Executive Commentary
"We are pleased to deliver another strong quarter driven by the ongoing expansion of our client franchise, in particular, our full-service boutique investment bank, Kohn & Company Capital Markets. Continue to generate positive results with a focus on frontier technologies, including digital assets, energy transition, and natural resources."
Lester Brafman, Chief Executive Officer
"Investment banking in new issue revenue was $45.7 million in the first quarter... all our investment banking and new issue revenue came from our CCM business and was primarily driven by SPAC M&A and SPAC IPO transactions."
Joe Pooler, Chief Financial Officer
Strategic Positioning
1. SPAC Ecosystem Leverage
Cohen & Company’s capital markets franchise remains deeply embedded in the SPAC ecosystem, with both sponsor and placement unit participation. The $230 million Columbus Circle Capital Corp 2 IPO demonstrates continued access to deal flow and the ability to monetize sponsor economics, though future principal gains will be event-driven and lumpy.
2. Diversification into Frontier Sectors
The firm is actively positioning itself at the intersection of digital assets, energy transition, and natural resources, seeking to differentiate its advisory and capital markets capabilities. This strategic focus is intended to capture emerging client demand and mitigate cyclicality in traditional banking and trading.
3. Gestation Repo Book Expansion
The $3.9 billion gestation repo book signals growth in capital markets solutions for mortgage originators, providing recurring fee and interest income that can offset more volatile principal and banking revenue streams.
4. Capital Return Commitment
Dividend continuity underscores management’s confidence in underlying earnings power, even as quarterly results fluctuate with episodic event-driven gains and losses. The board’s ongoing review of dividend policy links capital return to sustainable profitability and capital needs.
Key Considerations
Q1 2026 was defined by the normalization of principal transaction revenue, with core banking and trading businesses providing steadier, if less spectacular, contributions. The firm’s exposure to SPAC cycles, variable incentive comp, and event-driven principal gains creates earnings volatility, but also allows for opportunistic upside when markets are active.
Key Considerations:
- SPAC Market Dependency: Episodic SPAC activity remains a double-edged sword, driving banking revenue but introducing unpredictability to principal gains.
- Variable Compensation Structure: Incentive compensation flexes with realized revenue, helping align costs with performance but amplifying earnings swings.
- Frontier Sector Focus: The pivot toward digital assets and energy transition is strategic, but client demand in these areas remains nascent and subject to regulatory headwinds.

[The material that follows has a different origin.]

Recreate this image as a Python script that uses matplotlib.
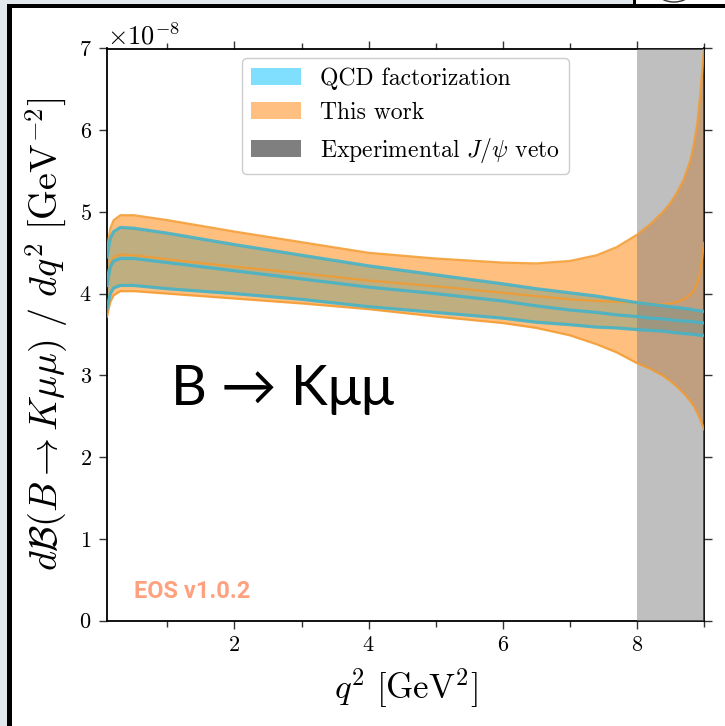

- Balance Sheet Stability: Total equity of $100.1 million and managed debt repayment provide a buffer for navigating episodic revenue cycles.
Risks
Cohen & Company’s business model is exposed to the inherent volatility of principal transactions, SPAC market cycles, and incentive-driven compensation structures. Regulatory scrutiny of SPACs and digital assets could dampen deal flow, while reliance on episodic event revenue introduces unpredictability to earnings and capital return policy. Any downturn in capital markets activity or tightening in mortgage origination volumes could pressure both banking and repo businesses.
Forward Outlook
For Q2 2026, Cohen & Company did not provide explicit quantitative guidance but emphasized:
- Continued focus on expanding the client franchise in digital assets and energy transition sectors
- Active pursuit of new capital markets and advisory mandates
For full-year 2026, management reiterated their commitment to long-term earnings growth and capital return, while noting that future dividends will be evaluated based on quarterly performance and capital needs.
- Dividend policy remains under ongoing review by the board
Management highlighted several factors that will drive future results, including the pace of SPAC market recovery, capital markets activity, and the firm’s ability to capture advisory mandates in new sectors.
- SPAC and principal transaction visibility is limited and event-driven
- Core trading and repo businesses expected to provide steadier contributions
Takeaways
Cohen & Company’s Q1 2026 underscores the volatility of event-driven earnings, but also the durability of its core banking and trading franchise.
- SPAC-Driven Upside and Downside: Future results will hinge on the cadence and size of SPAC and principal transactions, which are inherently unpredictable.
- Strategic Sector Expansion: The firm’s push into digital assets and energy transition could diversify revenue but will require sustained investment and regulatory navigation.
- Dividend and Capital Allocation: Investors should watch for signals on dividend sustainability as the board balances capital return with earnings volatility and growth needs.
Conclusion
Cohen & Company’s Q1 2026 results reflect a business adept at capitalizing on episodic capital markets opportunities, but also highlight the need for greater consistency as principal-driven gains recede. The franchise remains well-positioned in SPACs and frontier sectors, but investors must be prepared for ongoing earnings swings tied to event-driven revenue.
Industry Read-Through
This quarter’s results reinforce that boutique investment banks with SPAC and principal transaction exposure will continue to see volatile earnings profiles as deal activity ebbs and flows. The normalization of principal gains at Cohen & Company is a cautionary signal for peers who benefited from outsized SPAC activity in recent years. Expansion into digital assets and energy transition is a common theme across the sector, but regulatory and demand risks remain high. Repo and structured product desks continue to offer some ballast, but the industry’s reliance on episodic event revenue is likely to persist as a defining feature for specialized boutiques.